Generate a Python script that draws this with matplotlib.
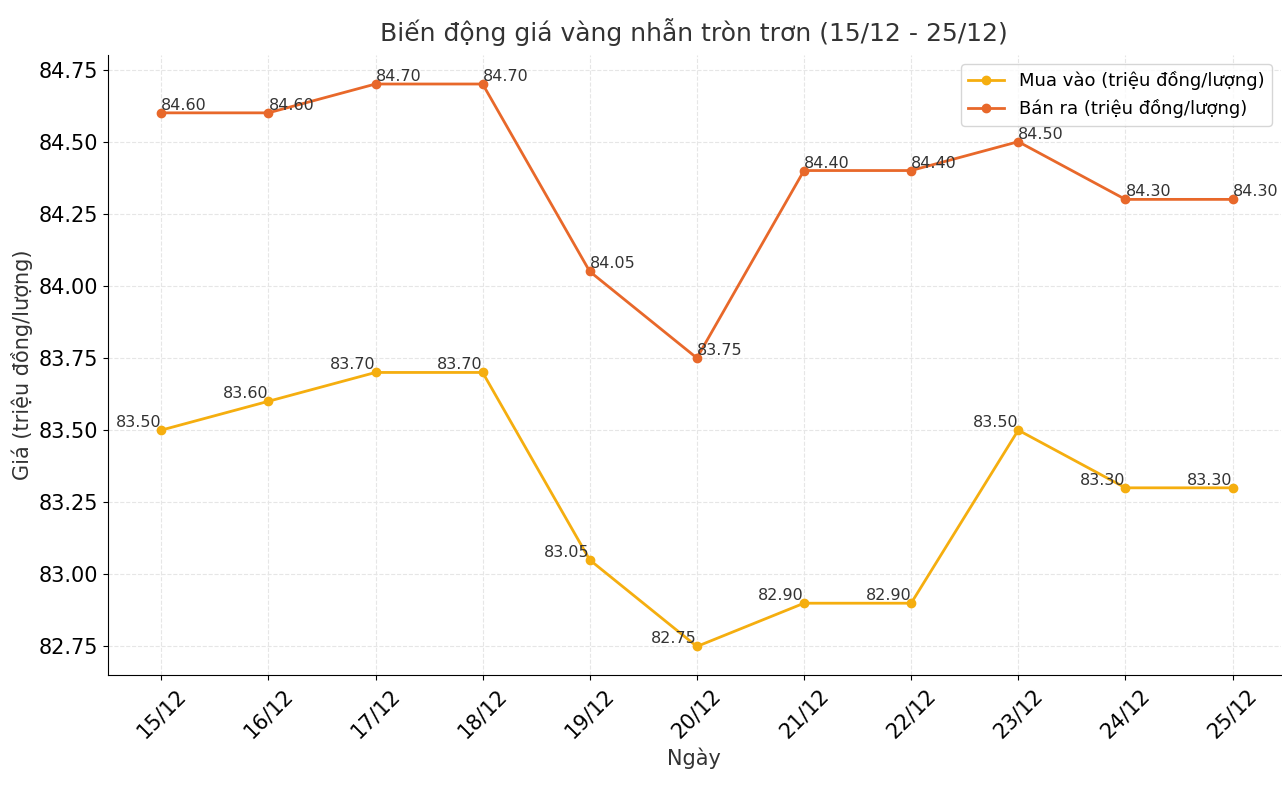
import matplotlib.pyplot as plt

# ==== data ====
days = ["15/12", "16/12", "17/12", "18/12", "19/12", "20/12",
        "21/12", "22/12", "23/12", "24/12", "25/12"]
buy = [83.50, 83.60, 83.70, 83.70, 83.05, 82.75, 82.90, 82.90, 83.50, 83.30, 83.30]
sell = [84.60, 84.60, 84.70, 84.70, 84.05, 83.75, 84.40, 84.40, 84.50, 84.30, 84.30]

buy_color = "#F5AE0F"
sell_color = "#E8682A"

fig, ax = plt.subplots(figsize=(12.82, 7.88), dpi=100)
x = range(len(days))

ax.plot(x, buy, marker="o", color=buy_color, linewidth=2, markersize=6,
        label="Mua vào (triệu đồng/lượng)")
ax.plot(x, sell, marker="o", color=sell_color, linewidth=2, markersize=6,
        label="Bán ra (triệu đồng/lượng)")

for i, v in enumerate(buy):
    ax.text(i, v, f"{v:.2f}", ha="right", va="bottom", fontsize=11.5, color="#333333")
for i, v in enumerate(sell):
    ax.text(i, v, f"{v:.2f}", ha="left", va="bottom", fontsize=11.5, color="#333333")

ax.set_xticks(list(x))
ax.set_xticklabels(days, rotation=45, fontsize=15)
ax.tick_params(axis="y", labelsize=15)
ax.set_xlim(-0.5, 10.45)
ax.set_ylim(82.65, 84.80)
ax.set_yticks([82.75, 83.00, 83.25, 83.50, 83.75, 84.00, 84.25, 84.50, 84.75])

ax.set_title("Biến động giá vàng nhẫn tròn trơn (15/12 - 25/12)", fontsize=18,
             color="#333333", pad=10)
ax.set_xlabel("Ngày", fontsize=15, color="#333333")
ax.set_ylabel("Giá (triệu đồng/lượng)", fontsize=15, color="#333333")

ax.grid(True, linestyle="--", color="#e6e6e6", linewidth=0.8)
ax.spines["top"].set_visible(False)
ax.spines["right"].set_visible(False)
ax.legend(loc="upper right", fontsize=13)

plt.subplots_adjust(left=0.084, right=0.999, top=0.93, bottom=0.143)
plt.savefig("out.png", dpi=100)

+===+

Copy the material exactly. Do not include the pictures.

Generate a Python script that draws this with matplotlib.
import matplotlib.pyplot as plt

# ==== data ====
days = ["15/12", "16/12", "17/12", "18/12", "19/12", "20/12",
        "21/12", "22/12", "23/12", "24/12", "25/12"]
buy = [83.50, 83.60, 83.70, 83.70, 83.05, 82.75, 82.90, 82.90, 83.50, 83.30, 83.30]
sell = [84.60, 84.60, 84.70, 84.70, 84.05, 83.75, 84.40, 84.40, 84.50, 84.30, 84.30]

buy_color = "#F5AE0F"
sell_color = "#E8682A"

fig, ax = plt.subplots(figsize=(12.82, 7.88), dpi=100)
x = range(len(days))

ax.plot(x, buy, marker="o", color=buy_color, linewidth=2, markersize=6,
        label="Mua vào (triệu đồng/lượng)")
ax.plot(x, sell, marker="o", color=sell_color, linewidth=2, markersize=6,
        label="Bán ra (triệu đồng/lượng)")

for i, v in enumerate(buy):
    ax.text(i, v, f"{v:.2f}", ha="right", va="bottom", fontsize=11.5, color="#333333")
for i, v in enumerate(sell):
    ax.text(i, v, f"{v:.2f}", ha="left", va="bottom", fontsize=11.5, color="#333333")

ax.set_xticks(list(x))
ax.set_xticklabels(days, rotation=45, fontsize=15)
ax.tick_params(axis="y", labelsize=15)
ax.set_xlim(-0.5, 10.45)
ax.set_ylim(82.65, 84.80)
ax.set_yticks([82.75, 83.00, 83.25, 83.50, 83.75, 84.00, 84.25, 84.50, 84.75])

ax.set_title("Biến động giá vàng nhẫn tròn trơn (15/12 - 25/12)", fontsize=18,
             color="#333333", pad=10)
ax.set_xlabel("Ngày", fontsize=15, color="#333333")
ax.set_ylabel("Giá (triệu đồng/lượng)", fontsize=15, color="#333333")

ax.grid(True, linestyle="--", color="#e6e6e6", linewidth=0.8)
ax.spines["top"].set_visible(False)
ax.spines["right"].set_visible(False)
ax.legend(loc="upper right", fontsize=13)

plt.subplots_adjust(left=0.084, right=0.999, top=0.93, bottom=0.143)
plt.savefig("out.png", dpi=100)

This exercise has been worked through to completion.